** Start of SOURCE DATA **

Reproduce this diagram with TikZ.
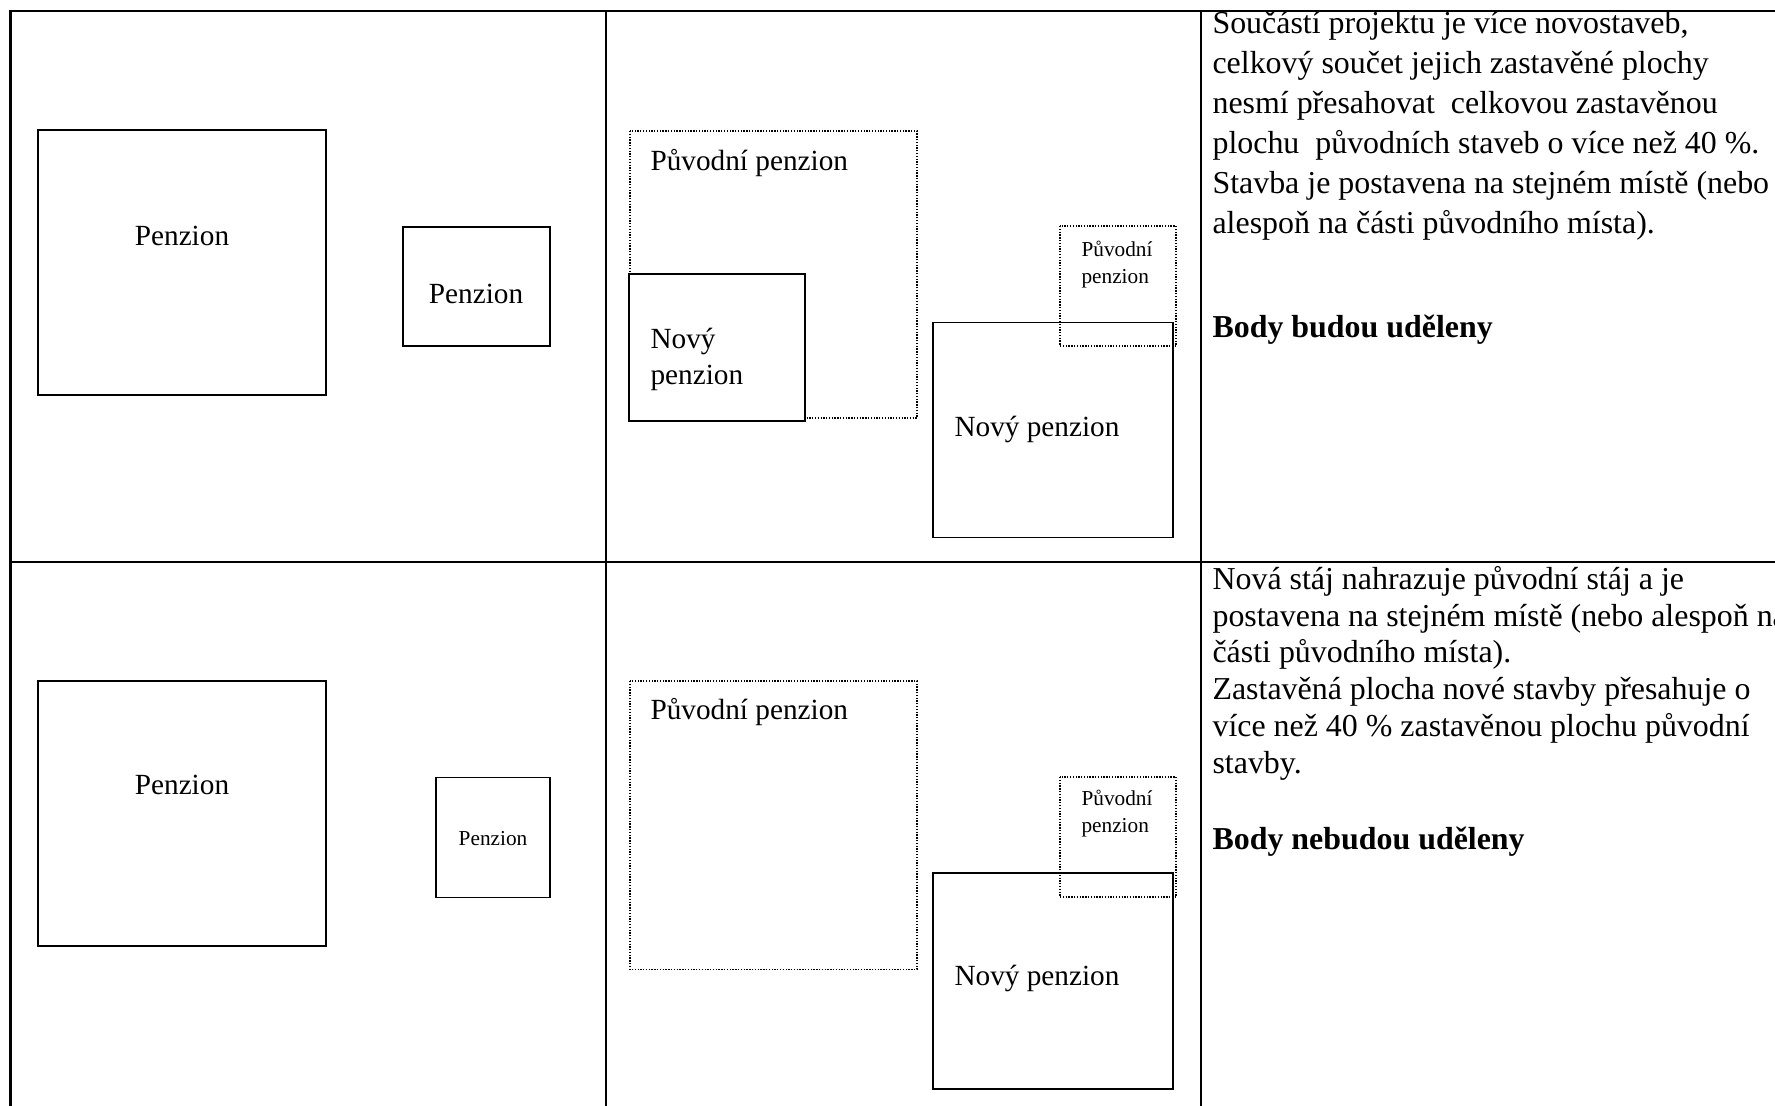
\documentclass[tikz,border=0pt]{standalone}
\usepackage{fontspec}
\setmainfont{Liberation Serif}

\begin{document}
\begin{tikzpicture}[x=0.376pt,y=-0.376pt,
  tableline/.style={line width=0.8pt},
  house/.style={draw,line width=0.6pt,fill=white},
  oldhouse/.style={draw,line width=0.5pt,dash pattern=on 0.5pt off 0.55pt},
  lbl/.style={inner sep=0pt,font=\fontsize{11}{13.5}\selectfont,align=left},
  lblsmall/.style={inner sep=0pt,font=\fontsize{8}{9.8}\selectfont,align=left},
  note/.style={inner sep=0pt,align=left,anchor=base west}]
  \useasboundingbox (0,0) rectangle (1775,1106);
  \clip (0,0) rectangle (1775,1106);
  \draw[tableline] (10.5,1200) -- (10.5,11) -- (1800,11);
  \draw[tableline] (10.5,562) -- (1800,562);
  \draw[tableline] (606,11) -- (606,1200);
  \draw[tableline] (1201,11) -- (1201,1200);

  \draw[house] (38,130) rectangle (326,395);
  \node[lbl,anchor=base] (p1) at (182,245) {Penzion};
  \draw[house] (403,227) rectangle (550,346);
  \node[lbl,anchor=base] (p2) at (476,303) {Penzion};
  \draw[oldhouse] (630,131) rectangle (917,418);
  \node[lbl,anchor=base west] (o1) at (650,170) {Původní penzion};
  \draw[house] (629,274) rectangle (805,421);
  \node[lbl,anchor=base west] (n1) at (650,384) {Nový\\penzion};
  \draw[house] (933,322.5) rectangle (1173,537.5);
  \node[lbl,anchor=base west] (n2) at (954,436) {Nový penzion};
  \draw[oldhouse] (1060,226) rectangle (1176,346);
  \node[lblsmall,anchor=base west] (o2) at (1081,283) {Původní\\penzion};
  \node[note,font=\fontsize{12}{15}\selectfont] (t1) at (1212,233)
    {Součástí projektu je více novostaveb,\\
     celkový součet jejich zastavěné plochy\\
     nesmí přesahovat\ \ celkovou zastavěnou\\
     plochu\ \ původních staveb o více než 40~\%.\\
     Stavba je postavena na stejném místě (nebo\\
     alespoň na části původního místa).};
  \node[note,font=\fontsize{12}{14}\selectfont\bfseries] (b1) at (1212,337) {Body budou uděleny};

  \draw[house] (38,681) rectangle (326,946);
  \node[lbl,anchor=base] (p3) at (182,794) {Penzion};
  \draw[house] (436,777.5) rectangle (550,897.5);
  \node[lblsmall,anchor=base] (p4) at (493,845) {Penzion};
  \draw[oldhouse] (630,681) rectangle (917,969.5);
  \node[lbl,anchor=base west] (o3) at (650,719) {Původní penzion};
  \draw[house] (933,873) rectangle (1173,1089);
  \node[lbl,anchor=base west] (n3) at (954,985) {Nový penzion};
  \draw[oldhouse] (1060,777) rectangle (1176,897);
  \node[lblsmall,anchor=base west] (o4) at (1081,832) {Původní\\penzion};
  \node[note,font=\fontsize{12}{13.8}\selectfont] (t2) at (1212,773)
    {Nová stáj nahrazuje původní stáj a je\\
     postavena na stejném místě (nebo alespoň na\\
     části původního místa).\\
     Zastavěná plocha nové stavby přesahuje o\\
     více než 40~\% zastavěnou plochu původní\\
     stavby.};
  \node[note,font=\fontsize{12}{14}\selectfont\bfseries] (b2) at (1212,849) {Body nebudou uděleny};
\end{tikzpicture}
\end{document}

** End of SOURCE DATA **

- _REQUEST_: Please repeat exactly the data above from its first line to the line that contains "(1201,11) -- (1201,1200);", inclusive, and leave every picture out.

- _ANSWER_:
Reproduce this diagram with TikZ.
\documentclass[tikz,border=0pt]{standalone}
\usepackage{fontspec}
\setmainfont{Liberation Serif}

\begin{document}
\begin{tikzpicture}[x=0.376pt,y=-0.376pt,
  tableline/.style={line width=0.8pt},
  house/.style={draw,line width=0.6pt,fill=white},
  oldhouse/.style={draw,line width=0.5pt,dash pattern=on 0.5pt off 0.55pt},
  lbl/.style={inner sep=0pt,font=\fontsize{11}{13.5}\selectfont,align=left},
  lblsmall/.style={inner sep=0pt,font=\fontsize{8}{9.8}\selectfont,align=left},
  note/.style={inner sep=0pt,align=left,anchor=base west}]
  \useasboundingbox (0,0) rectangle (1775,1106);
  \clip (0,0) rectangle (1775,1106);
  \draw[tableline] (10.5,1200) -- (10.5,11) -- (1800,11);
  \draw[tableline] (10.5,562) -- (1800,562);
  \draw[tableline] (606,11) -- (606,1200);
  \draw[tableline] (1201,11) -- (1201,1200);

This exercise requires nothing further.